Earthquakes occur when stress builds up along faults in the Earth’s crust, leading to sudden, rapid releases of energy. This release of energy causes the ground to shake. Most earthquakes are concentrated along tectonic plate boundaries where plates are either colliding, separating, or sliding past each other. Earthquakes can lead to significant ground displacement, and their study helps geologists assess seismic risks in various regions.

The process of erosion also plays a key role in shaping Earth’s surface. Water, wind, and ice wear down rocks and sediment over time, creating valleys, rivers, and coastal features. Erosion helps recycle Earth’s materials by transporting sediment from one location to another, contributing to the formation of sedimentary rocks.

Geophysical Methods for Studying Earth’s Interior

Geophysics involves using physical principles to study Earth’s subsurface, and it plays a crucial role in understanding Earth’s internal processes. One of the most important tools used in this field is seismology, which studies seismic waves caused by earthquakes. Seismic waves travel through the Earth and provide valuable information about the internal structure of the planet. By analyzing how seismic waves move through different layers of the Earth, scientists can infer the composition and properties of the mantle, core, and crust.

In addition to seismic methods, magnetic surveys and gravity surveys are also essential for understanding Earth’s subsurface.
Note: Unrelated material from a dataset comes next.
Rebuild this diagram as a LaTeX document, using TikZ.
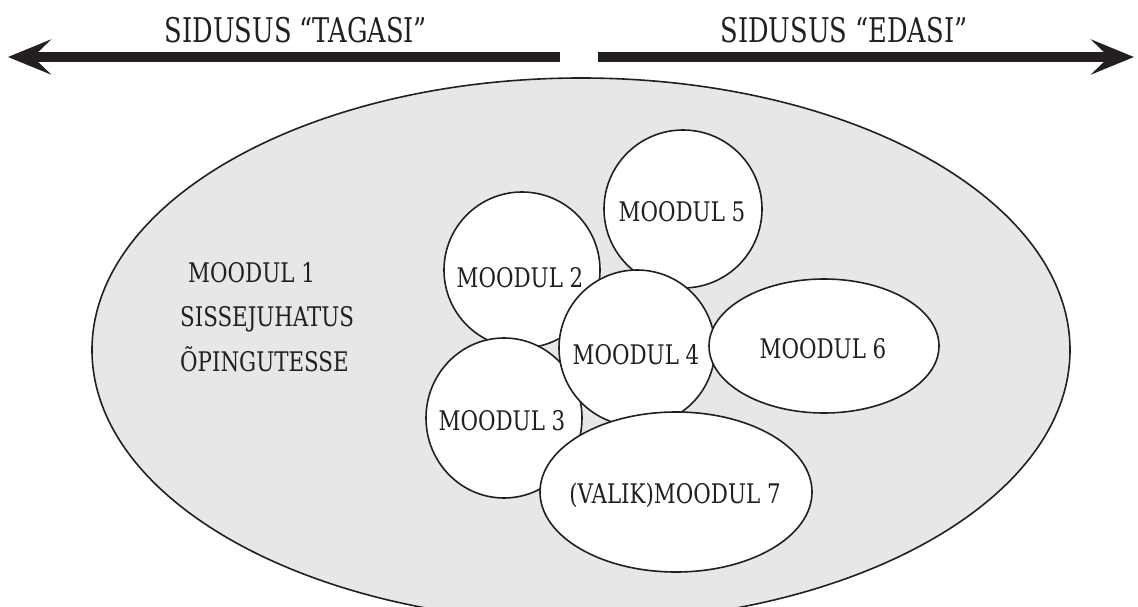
\documentclass[tikz,border=0pt]{standalone}
\usepackage{fontspec}
\setmainfont{DejaVu Serif Condensed}[FakeStretch=0.88]
\newfontfamily\titlefont{DejaVu Serif Condensed}[FakeStretch=0.84]
\usetikzlibrary{arrows.meta}

\definecolor{panelgray}{HTML}{E6E7E8}
\definecolor{inkdark}{HTML}{231F20}

\tikzset{
  bigarrow/.style={line width=10pt, draw=inkdark,
    -{Stealth[length=43pt,width=35pt,inset=18pt]}},
  arrowlabel/.style={font=\titlefont\fontsize{34}{34}\selectfont, text=inkdark, inner sep=0pt},
  modlabel/.style={font=\fontsize{27}{27}\selectfont, text=inkdark, inner sep=0pt},
  outline/.style={draw=inkdark, line width=1.6pt},
  modshape/.style={outline, fill=white},
}

\begin{document}
\begin{tikzpicture}[x=1pt, y=-1pt]
\useasboundingbox (0,0) rectangle (1138,607);

% outer area for the course
\begin{scope}
  \clip (0,0) rectangle (1138,607);
  \filldraw[outline, fill=panelgray] (581,350) ellipse [x radius=489, y radius=272];
\end{scope}

% direction arrows
\coordinate (lstart) at (560,57);
\coordinate (ltip)   at (8,57);
\coordinate (rstart) at (598,57);
\coordinate (rtip)   at (1134,57);
\draw[bigarrow] (lstart) -- (ltip);
\draw[bigarrow] (rstart) -- (rtip);

\node[arrowlabel] (back) at (296,30) {SIDUSUS “TAGASI”};
\node[arrowlabel] (fwd)  at (844,30) {SIDUSUS “EDASI”};

% introductory module
\node[modlabel, anchor=west, align=left] (m1) at (180,317)
  {\hspace{8pt}MOODUL 1\\[17pt]SISSEJUHATUS\\[14pt]ÕPINGUTESSE};

% module cluster (later shapes lie on top of earlier ones)
\filldraw[modshape] (522,270) circle [radius=78];
\node[modlabel] (m2) at (520,278) {MOODUL 2};

\filldraw[modshape] (683,209) circle [radius=79];
\node[modlabel] (m5) at (682,212) {MOODUL 5};

\filldraw[modshape] (504,418) ellipse [x radius=78, y radius=80];
\node[modlabel] (m3) at (502,421) {MOODUL 3};

\filldraw[modshape] (637,348) circle [radius=78];
\node[modlabel] (m4) at (636,355) {MOODUL 4};

\filldraw[modshape] (824,346) ellipse [x radius=115, y radius=67];
\node[modlabel] (m6) at (823,349) {MOODUL 6};

\filldraw[modshape] (676,492) ellipse [x radius=136, y radius=80];
\node[modlabel] (m7) at (675,495) {(VALIK)MOODUL 7};
\end{tikzpicture}
\end{document}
Magnetic surveys measure variations in Earth’s magnetic field caused by different rock types, while gravity surveys measure the pull of gravity, which varies depending on the density of materials beneath the surface.

Electrical resistivity methods are used to measure the resistance of the Earth’s subsurface materials to the flow of electricity. This technique is valuable for locating water resources, mineral deposits, and understanding the composition of subsurface structures.
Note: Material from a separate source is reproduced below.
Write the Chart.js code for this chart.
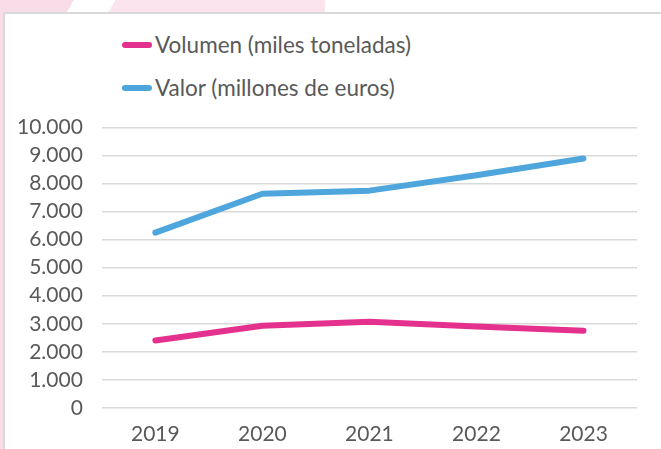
<!DOCTYPE html>
<html lang="es">
<head>
    <meta charset="UTF-8">
    <title>Volumen y valor</title>
    <script src="https://cdn.jsdelivr.net/npm/chart.js"></script>
    <style>
        body {
            margin: 0;
            padding: 0;
            width: 661px;
            height: 449px;
            background: #ffffff;
            overflow: hidden;
            position: relative;
            font-family: Lato, "Noto Sans", sans-serif;
        }
        .deco {
            position: absolute;
            left: 0;
            top: 0;
            width: 325px;
            height: 12px;
            background: linear-gradient(120deg, #f8dde9 0 64px, #ffffff 64px 100px, #fbe4ee 100px);
        }
        .deco-left {
            position: absolute;
            left: 0;
            top: 0;
            width: 3px;
            height: 449px;
            background: #f8dde9;
        }
        .box {
            position: absolute;
            left: 3px;
            top: 12px;
            width: 658px;
            height: 437px;
            border-top: 2px solid #d9d9d9;
            border-left: 2px solid #d9d9d9;
            background: #ffffff;
            box-sizing: border-box;
        }
        .legend {
            position: absolute;
            left: 122px;
            top: 23px;
            color: #595959;
            font-size: 22.5px;
        }
        .legend div {
            height: 43px;
            display: flex;
            align-items: center;
        }
        .legend span.swatch {
            display: inline-block;
            width: 30px;
            height: 6px;
            border-radius: 3px;
            margin-right: 3px;
        }
        #chartWrap {
            position: absolute;
            left: -2px;
            top: 96px;
            width: 663px;
            height: 365px;
        }
    </style>
</head>
<body>
    <div class="deco"></div>
    <div class="deco-left"></div>
    <div class="box"></div>

    <!-- Legend -->
    <div class="legend">
        <div><span class="swatch" style="background:#e5318e"></span>Volumen (miles toneladas)</div>
        <div><span class="swatch" style="background:#4fa6dc"></span>Valor (millones de euros)</div>
    </div>

    <div id="chartWrap"><canvas id="chart"></canvas></div>

    <script>
        const years = ['2019', '2020', '2021', '2022', '2023'];
        const volumen = [2400, 2930, 3070, 2900, 2750];
        const valor = [6250, 7640, 7750, 8300, 8900];

        new Chart(document.getElementById('chart'), {
            type: 'line',
            data: {
                labels: years,
                datasets: [{
                    label: 'Volumen (miles toneladas)',
                    data: volumen,
                    borderColor: '#e5318e',
                    borderWidth: 6,
                    pointRadius: 0,
                    borderCapStyle: 'round',
                    borderJoinStyle: 'round',
                    tension: 0
                }, {
                    label: 'Valor (millones de euros)',
                    data: valor,
                    borderColor: '#4fa6dc',
                    borderWidth: 6,
                    pointRadius: 0,
                    borderCapStyle: 'round',
                    borderJoinStyle: 'round',
                    tension: 0
                }]
            },
            options: {
                responsive: true,
                maintainAspectRatio: false,
                animation: false,
                layout: {
                    padding: { left: 0, right: 24, top: 3, bottom: 0 }
                },
                plugins: {
                    legend: { display: false },
                    tooltip: { enabled: false }
                },
                scales: {
                    x: {
                        offset: true,
                        grid: { display: false, drawTicks: false },
                        border: { display: false },
                        ticks: {
                            color: '#595959',
                            font: { family: 'Lato', size: 21 },
                            padding: 14
                        }
                    },
                    y: {
                        min: 0,
                        max: 10000,
                        grid: { color: '#d9d9d9', lineWidth: 1.5, drawTicks: false },
                        border: { display: false },
                        ticks: {
                            stepSize: 1000,
                            autoSkip: false,
                            color: '#595959',
                            font: { family: 'Lato', size: 21 },
                            padding: 19,
                            callback: v => v.toLocaleString('de-DE')
                        }
                    }
                }
            }
        });
    </script>
</body>
</html>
Modern remote sensing techniques, including 3D imaging and satellite-based measurements, allow scientists to observe Earth’s surface and even its interior with high precision. These technologies have revolutionized the ability to monitor geological changes, including volcanic eruptions, earthquakes, and land subsidence.

Applications and Implications of Geological Studies

Geology and geophysics are not just academic pursuits; they have numerous practical applications. One of the most important applications is resource exploration. Understanding Earth’s layers and geological processes is essential for locating valuable minerals, oil, and natural gas. Geophysical methods are frequently used in the search for these resources, helping guide drilling operations and ensure that they are economically viable.

Environmental impact assessments rely on geological studies to evaluate the effects of human activities, such as construction, mining, and oil drilling, on the Earth. By understanding the local geology, scientists can predict potential environmental risks, such as landslides, flooding, and groundwater contamination, and develop strategies to mitigate these risks.

Geological studies also have important implications for natural disaster prediction. By studying seismic activity, volcanic eruptions, and the movements of tectonic plates, scientists can improve their ability to predict and respond to natural disasters. Earthquakes, tsunamis, and volcanic eruptions can have devastating effects, and early warning systems are essential for reducing loss of life and property damage.

In the field of geotechnical engineering, understanding the properties of soil and rock is vital for the safe design and construction of buildings, roads, bridges, and other infrastructure. Geologists and engineers work together to assess the stability of the ground and determine the best materials for construction projects.